* **Dataset content**:
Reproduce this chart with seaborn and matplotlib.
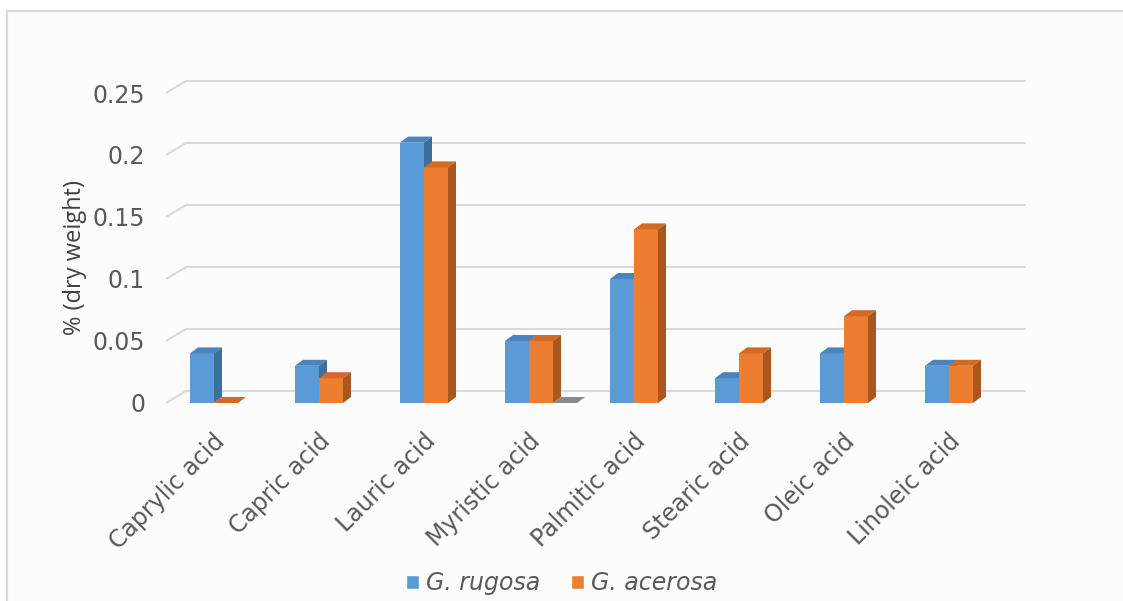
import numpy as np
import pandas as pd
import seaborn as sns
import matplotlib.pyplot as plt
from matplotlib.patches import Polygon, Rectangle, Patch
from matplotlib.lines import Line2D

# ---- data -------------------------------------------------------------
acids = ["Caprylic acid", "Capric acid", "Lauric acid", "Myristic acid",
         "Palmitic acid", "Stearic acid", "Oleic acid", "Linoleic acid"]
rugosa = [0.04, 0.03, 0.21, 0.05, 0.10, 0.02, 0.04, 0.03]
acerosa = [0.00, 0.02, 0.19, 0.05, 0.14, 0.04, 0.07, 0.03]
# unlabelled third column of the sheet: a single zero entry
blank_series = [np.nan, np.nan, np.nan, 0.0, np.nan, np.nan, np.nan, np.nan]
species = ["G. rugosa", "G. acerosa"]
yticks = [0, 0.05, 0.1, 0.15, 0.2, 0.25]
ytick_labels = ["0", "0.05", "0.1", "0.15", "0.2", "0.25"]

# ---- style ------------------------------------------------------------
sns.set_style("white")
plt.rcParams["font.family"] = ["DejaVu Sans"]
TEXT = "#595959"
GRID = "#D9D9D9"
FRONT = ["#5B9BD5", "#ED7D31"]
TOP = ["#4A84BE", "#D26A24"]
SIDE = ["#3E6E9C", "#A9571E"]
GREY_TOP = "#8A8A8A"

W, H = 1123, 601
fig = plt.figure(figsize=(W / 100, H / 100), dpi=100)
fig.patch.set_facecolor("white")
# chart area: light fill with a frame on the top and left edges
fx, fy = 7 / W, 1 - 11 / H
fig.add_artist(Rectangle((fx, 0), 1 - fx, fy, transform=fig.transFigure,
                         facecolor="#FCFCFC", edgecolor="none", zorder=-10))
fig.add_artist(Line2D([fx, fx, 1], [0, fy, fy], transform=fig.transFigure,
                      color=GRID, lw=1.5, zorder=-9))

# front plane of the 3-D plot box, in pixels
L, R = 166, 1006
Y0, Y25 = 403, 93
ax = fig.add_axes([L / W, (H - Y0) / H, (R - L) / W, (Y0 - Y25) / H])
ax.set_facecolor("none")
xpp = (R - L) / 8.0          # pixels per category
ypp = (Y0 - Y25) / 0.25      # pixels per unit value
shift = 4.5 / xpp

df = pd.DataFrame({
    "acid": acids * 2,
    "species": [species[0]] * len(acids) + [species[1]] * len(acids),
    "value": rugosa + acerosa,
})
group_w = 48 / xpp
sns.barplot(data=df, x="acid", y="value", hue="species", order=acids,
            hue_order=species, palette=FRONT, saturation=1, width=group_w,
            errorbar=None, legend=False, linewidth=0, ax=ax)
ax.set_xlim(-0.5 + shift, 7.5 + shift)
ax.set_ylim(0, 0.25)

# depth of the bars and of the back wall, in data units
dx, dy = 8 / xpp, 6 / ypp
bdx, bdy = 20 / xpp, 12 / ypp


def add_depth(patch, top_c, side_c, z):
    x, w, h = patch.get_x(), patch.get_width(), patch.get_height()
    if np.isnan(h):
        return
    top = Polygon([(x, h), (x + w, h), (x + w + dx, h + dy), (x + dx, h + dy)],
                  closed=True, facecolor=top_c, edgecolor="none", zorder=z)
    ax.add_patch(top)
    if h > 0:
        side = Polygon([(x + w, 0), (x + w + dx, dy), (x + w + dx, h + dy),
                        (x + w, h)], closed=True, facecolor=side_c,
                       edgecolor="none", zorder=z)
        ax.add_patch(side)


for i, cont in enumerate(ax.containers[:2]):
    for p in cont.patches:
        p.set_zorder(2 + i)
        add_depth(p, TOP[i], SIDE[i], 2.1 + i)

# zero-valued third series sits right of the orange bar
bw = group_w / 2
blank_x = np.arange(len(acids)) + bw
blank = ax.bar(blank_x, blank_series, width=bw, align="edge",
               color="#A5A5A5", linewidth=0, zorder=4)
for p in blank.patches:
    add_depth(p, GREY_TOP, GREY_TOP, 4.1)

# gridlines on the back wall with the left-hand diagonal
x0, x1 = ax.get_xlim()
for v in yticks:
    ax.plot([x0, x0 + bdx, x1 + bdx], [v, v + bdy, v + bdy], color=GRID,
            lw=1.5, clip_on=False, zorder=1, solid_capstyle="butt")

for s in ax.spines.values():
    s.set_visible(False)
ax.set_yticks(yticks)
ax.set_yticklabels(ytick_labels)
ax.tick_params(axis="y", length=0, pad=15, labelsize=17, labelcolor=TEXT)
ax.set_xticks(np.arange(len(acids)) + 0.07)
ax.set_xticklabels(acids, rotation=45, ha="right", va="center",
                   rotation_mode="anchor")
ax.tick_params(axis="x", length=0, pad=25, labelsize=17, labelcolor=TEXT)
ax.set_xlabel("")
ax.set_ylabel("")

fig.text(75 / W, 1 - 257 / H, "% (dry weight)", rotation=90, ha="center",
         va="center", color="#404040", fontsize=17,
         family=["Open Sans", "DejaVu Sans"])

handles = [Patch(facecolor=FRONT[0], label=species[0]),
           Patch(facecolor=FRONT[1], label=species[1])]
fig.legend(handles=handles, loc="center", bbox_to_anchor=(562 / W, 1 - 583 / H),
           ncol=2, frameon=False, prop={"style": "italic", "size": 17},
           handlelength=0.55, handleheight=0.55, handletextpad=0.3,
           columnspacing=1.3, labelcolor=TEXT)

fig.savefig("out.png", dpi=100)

* **Exercise directions**:
Repeat the lines above, starting at the first and stopping after the line that holds "from matplotlib.lines import Line2D", with the pictures left out.

* **Solution to the problem**:
Reproduce this chart with seaborn and matplotlib.
import numpy as np
import pandas as pd
import seaborn as sns
import matplotlib.pyplot as plt
from matplotlib.patches import Polygon, Rectangle, Patch
from matplotlib.lines import Line2D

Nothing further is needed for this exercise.